EXERCISE PROMPT ▸ Of the lines in the entries below, state how many hold the word "chart". Say nothing else.

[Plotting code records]
┌────────

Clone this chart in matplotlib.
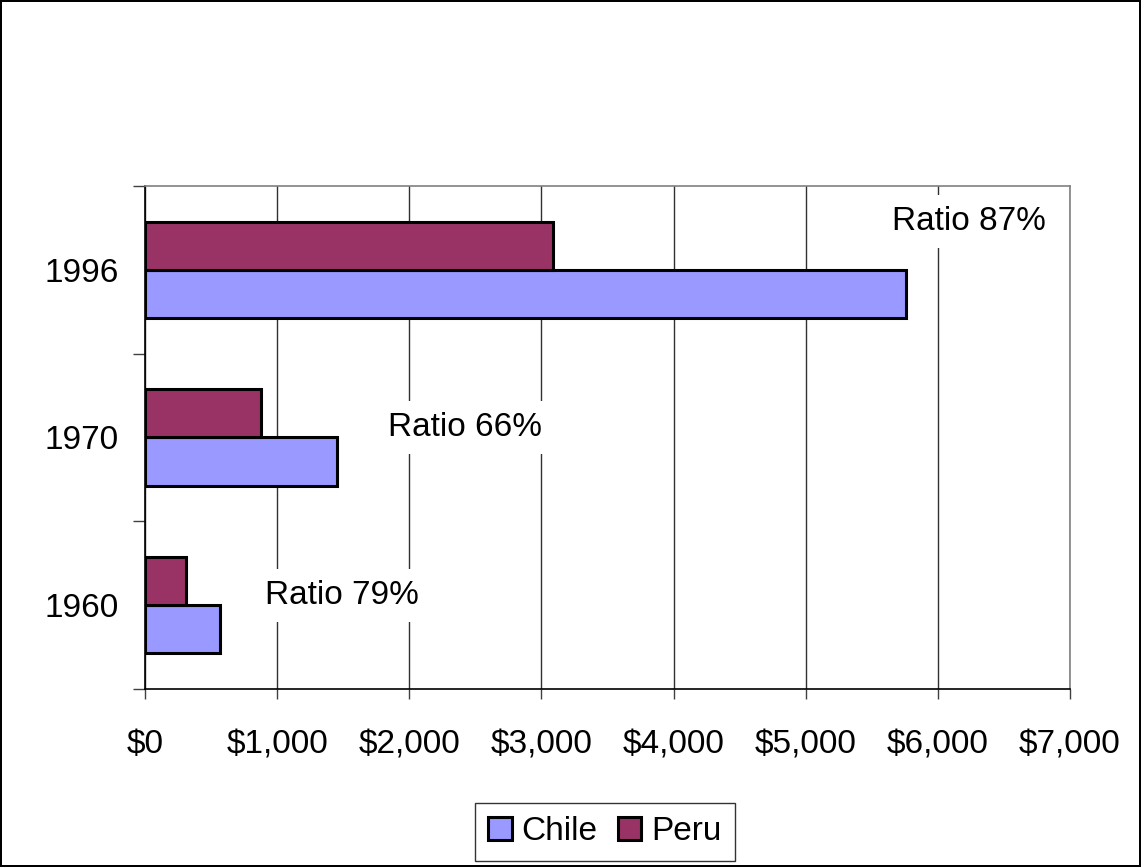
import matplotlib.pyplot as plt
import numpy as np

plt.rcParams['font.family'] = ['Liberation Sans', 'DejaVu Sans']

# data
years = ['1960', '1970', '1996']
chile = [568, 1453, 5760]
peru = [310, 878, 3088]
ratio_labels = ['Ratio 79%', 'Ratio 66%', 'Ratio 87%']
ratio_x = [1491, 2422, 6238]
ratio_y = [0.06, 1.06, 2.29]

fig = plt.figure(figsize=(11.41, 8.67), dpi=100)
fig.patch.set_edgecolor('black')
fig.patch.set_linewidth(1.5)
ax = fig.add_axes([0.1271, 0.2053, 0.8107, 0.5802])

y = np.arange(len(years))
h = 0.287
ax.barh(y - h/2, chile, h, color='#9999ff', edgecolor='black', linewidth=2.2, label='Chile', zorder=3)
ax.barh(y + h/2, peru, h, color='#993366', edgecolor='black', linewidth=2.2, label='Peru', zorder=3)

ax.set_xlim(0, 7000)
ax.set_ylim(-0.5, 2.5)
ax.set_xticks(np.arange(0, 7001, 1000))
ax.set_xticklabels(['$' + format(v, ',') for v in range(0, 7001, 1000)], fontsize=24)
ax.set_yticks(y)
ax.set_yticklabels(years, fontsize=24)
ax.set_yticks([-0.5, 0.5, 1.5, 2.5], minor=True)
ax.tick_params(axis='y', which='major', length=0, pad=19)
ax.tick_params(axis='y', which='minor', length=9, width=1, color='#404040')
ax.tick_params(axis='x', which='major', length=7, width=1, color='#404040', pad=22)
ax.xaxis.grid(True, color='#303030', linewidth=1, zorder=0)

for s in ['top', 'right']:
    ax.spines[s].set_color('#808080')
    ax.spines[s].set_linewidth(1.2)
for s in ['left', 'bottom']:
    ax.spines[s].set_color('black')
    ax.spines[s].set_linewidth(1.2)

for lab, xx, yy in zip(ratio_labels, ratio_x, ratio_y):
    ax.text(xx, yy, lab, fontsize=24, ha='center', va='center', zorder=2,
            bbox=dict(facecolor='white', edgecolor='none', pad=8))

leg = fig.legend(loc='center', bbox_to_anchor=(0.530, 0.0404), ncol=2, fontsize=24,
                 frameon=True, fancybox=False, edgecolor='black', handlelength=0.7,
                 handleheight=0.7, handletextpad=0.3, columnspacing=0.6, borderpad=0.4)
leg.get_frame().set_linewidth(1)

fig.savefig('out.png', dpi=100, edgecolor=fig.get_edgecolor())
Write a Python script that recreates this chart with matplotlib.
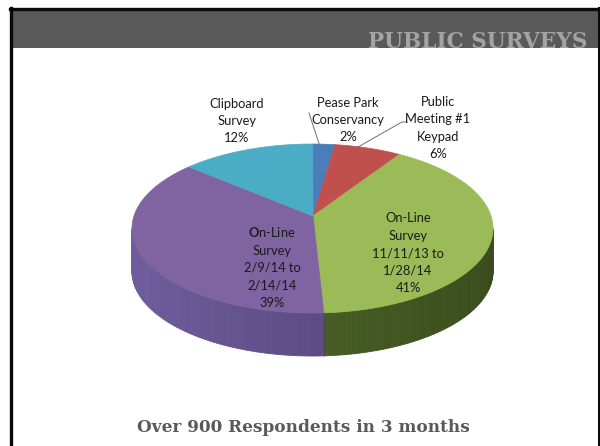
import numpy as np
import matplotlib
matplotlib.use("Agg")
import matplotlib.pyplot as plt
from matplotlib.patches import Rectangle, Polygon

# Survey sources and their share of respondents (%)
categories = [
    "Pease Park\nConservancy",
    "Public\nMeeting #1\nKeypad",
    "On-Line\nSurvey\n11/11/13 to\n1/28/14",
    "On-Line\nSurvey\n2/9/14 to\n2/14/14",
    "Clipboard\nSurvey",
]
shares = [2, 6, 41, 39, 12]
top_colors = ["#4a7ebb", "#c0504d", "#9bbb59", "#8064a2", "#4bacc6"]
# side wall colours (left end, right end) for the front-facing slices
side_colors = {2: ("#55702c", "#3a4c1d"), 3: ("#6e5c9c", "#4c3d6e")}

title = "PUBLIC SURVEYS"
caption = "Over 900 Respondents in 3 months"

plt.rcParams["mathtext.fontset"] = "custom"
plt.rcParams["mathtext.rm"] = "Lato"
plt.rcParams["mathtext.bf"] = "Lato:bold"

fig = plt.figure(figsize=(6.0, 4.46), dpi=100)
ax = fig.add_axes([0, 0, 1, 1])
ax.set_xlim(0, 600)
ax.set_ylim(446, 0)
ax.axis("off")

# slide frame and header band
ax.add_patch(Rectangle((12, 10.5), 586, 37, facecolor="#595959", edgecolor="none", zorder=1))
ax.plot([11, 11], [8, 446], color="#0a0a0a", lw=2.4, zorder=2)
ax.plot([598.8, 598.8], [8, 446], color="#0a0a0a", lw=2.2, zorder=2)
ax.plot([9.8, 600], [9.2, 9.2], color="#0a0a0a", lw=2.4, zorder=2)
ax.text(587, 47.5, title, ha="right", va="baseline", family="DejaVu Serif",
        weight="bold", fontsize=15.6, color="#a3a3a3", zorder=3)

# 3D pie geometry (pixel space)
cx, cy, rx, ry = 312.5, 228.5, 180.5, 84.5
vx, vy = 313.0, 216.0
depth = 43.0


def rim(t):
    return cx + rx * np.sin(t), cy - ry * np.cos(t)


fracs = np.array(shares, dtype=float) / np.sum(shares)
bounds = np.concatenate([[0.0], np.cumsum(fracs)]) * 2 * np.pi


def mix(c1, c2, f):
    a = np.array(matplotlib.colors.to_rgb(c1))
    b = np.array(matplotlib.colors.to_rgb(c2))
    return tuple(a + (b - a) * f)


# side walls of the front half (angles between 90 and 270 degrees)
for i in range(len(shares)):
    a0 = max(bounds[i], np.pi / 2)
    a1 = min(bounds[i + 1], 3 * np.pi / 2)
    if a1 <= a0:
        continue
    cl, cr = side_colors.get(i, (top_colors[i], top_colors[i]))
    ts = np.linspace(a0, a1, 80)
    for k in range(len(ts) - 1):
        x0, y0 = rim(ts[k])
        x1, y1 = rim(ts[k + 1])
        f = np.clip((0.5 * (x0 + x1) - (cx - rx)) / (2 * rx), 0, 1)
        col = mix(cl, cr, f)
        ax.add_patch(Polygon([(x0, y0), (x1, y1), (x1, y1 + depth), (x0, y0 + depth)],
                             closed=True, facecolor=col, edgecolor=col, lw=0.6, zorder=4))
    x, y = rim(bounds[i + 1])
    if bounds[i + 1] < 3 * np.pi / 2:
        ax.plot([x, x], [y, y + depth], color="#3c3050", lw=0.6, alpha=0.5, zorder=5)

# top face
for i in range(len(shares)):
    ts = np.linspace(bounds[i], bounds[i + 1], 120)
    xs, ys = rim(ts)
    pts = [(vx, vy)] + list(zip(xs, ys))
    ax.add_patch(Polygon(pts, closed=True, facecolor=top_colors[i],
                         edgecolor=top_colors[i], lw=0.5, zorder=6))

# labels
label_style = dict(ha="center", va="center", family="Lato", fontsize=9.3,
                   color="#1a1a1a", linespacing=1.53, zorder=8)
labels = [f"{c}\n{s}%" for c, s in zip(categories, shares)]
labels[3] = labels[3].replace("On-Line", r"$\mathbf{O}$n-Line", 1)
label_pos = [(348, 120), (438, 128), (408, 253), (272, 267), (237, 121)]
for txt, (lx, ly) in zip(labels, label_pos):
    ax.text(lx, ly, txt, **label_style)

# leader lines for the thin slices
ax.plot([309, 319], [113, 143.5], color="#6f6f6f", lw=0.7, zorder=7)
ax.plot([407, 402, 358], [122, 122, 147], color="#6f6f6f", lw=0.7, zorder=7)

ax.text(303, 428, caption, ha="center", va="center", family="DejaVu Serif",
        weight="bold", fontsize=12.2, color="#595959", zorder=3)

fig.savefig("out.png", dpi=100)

└────────

WRITTEN ANSWER ▸ 2